Notes to Latin American Philosophy
1. For examples, see Maffie (2014) and Dussel (1995). Much of the recent re-evaluation of pre-Columbian thought is owed to the pioneering work of Miguel León Portilla (1963).
2. Matters are more complicated if one considers such factors as lived experiences and folk beliefs. For example, anthropologist Bonfil Batalla (1996) has argued that important aspects of an indigenous worldview have persisted into the lived experience of modern Mexicans. Moreover, religious syncretism is a long-standing feature of Catholicism in Latin America.
3. For some recent permutations of that debate, see Mendieta (1999), Nuccetelli (2003), Vargas (2007), and Gracia (2008, ch. 7).
4. In connection with the general receptivity to Marxism in Latin America, it may be worth noting that until his assassination, Leon Trotsky (1879–1940) spent the bulk of his exile from the Soviet Union in Mexico, where he was welcomed by the then-president Lázaro Cárdenas.
5. For a collection of early analytic work in Latin America, see Gracia et al. (1984).
6. See, for example, the English-language collection of critical essays on Dussel's work edited by Alcoff and Mendieta (2003).
7. A lengthier discussion of twentieth century Latin American philosophy would include, for example, work on value theory, and particular philosophical movements such as neo-Kantian, phenomenological, existential, and various nation-specific movements.

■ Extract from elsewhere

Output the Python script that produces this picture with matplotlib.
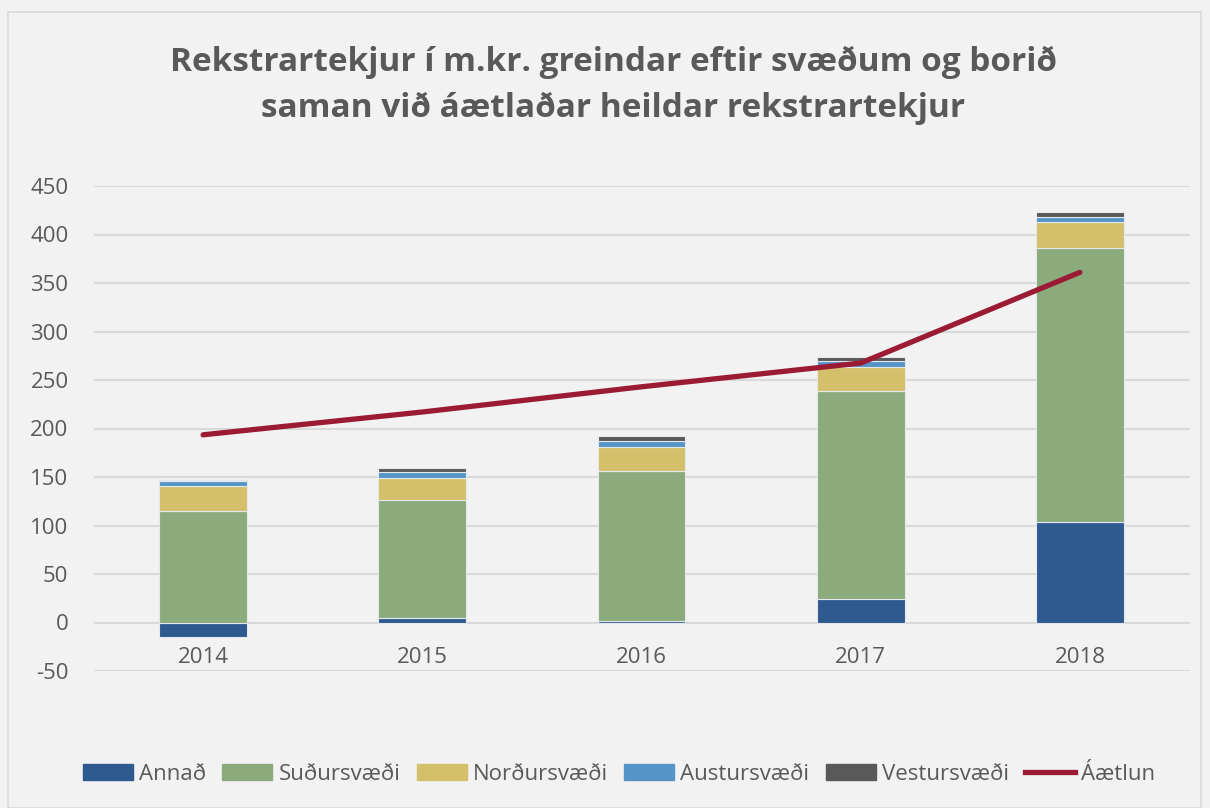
import matplotlib
matplotlib.use("Agg")
import matplotlib.pyplot as plt
import numpy as np
from matplotlib.patches import Rectangle
from matplotlib.lines import Line2D

years = ["2014", "2015", "2016", "2017", "2018"]
annad = [-15.3, 5.0, 1.5, 24.3, 103.7]
sudur = [115.4, 121.7, 155.2, 213.9, 282.1]
nordur = [25.8, 22.4, 24.4, 24.8, 27.2]
austur = [5.1, 6.2, 5.9, 6.9, 5.2]
vestur = [0.7, 4.1, 5.5, 3.4, 5.1]
aaetlun = [193.5, 217.0, 243.0, 267.5, 361.0]

series_names = ["Annað", "Suðursvæði", "Norðursvæði", "Austursvæði", "Vestursvæði"]
colors = ["#2e5a8f", "#8cab7d", "#d4c06a", "#5594c7", "#595959"]
line_color = "#9b1b35"
yticks = [-50, 0, 50, 100, 150, 200, 250, 300, 350, 400, 450]

plt.rcParams['font.family'] = ['Open Sans', 'DejaVu Sans']
text_color = "#595959"
bg = "#f2f2f2"

fig = plt.figure(figsize=(12.1, 8.08), dpi=100, facecolor=bg)
ax = fig.add_axes([93.5/1210, 1-671/808, (1189.5-93.5)/1210, (671-186)/808])
ax.set_facecolor(bg)

x = np.arange(len(years))
w = 0.4
edge = dict(edgecolor="#e4e8ec", linewidth=0.8)
ax.bar(x, annad, w, color=colors[0], zorder=3, **edge)
pos_base = np.array([max(a, 0) for a in annad], dtype=float)
for vals, c in zip([sudur, nordur, austur, vestur], colors[1:]):
    ax.bar(x, vals, w, bottom=pos_base, color=c, zorder=3, **edge)
    pos_base = pos_base + np.array(vals)

ax.plot(x, aaetlun, color=line_color, linewidth=3.8, solid_capstyle='round', zorder=4)

ax.set_xlim(-0.5, len(years)-0.5)
ax.set_ylim(-50, 450)
ax.set_yticks(yticks)
ax.set_yticklabels([str(v) for v in yticks], fontsize=16, color=text_color)
ax.tick_params(axis='y', length=0, pad=18)
ax.set_xticks([])
ax.yaxis.grid(True, color="#d9d9d9", linewidth=1.5, zorder=0)
ax.set_axisbelow(True)
for s in ax.spines.values():
    s.set_visible(False)

for i, yl in enumerate(years):
    ax.annotate(yl, xy=(i, 0), xycoords='data', xytext=(0, -25.5), textcoords='offset points',
                ha='center', va='center', fontsize=16, color=text_color)

fig.text(613/1210, 1-62/808, "Rekstrartekjur í m.kr. greindar eftir svæðum og borið",
         ha='center', va='center', fontsize=24, fontweight='bold', color=text_color)
fig.text(613/1210, 1-108/808, "saman við áætlaðar heildar rekstrartekjur",
         ha='center', va='center', fontsize=24, fontweight='bold', color=text_color)

handles = [Rectangle((0, 0), 1, 1, color=c) for c in colors]
handles.append(Line2D([0], [0], color=line_color, linewidth=3.8))
leg = fig.legend(handles, series_names + ["Áætlun"], loc='center', bbox_to_anchor=(619/1210, 1-774/808),
                 ncol=6, frameon=False, fontsize=16, handlelength=2.25, handleheight=0.7,
                 handletextpad=0.27, columnspacing=0.74, labelcolor=text_color)

fig.patches.append(Rectangle((8/1210, 0), (1201-8)/1210, (808-12)/808, transform=fig.transFigure,
                             fill=False, edgecolor="#d9d9d9", linewidth=1.2))

fig.savefig("out.png", dpi=100, facecolor=bg)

For some of this, see the other entries related to Latin American philosophy, listed below.
8. For recent discussions of the history of Latin American philosophical work on race and identity, see Vargas (2004), von Vacano (2011), and many of the essays in Gracia (2011). For work concerned with contemporary, U.S.-focused issues concerning Latino/Hispanic identity, see Alcoff (2006) and Gracia (2000, 2007, and 2008).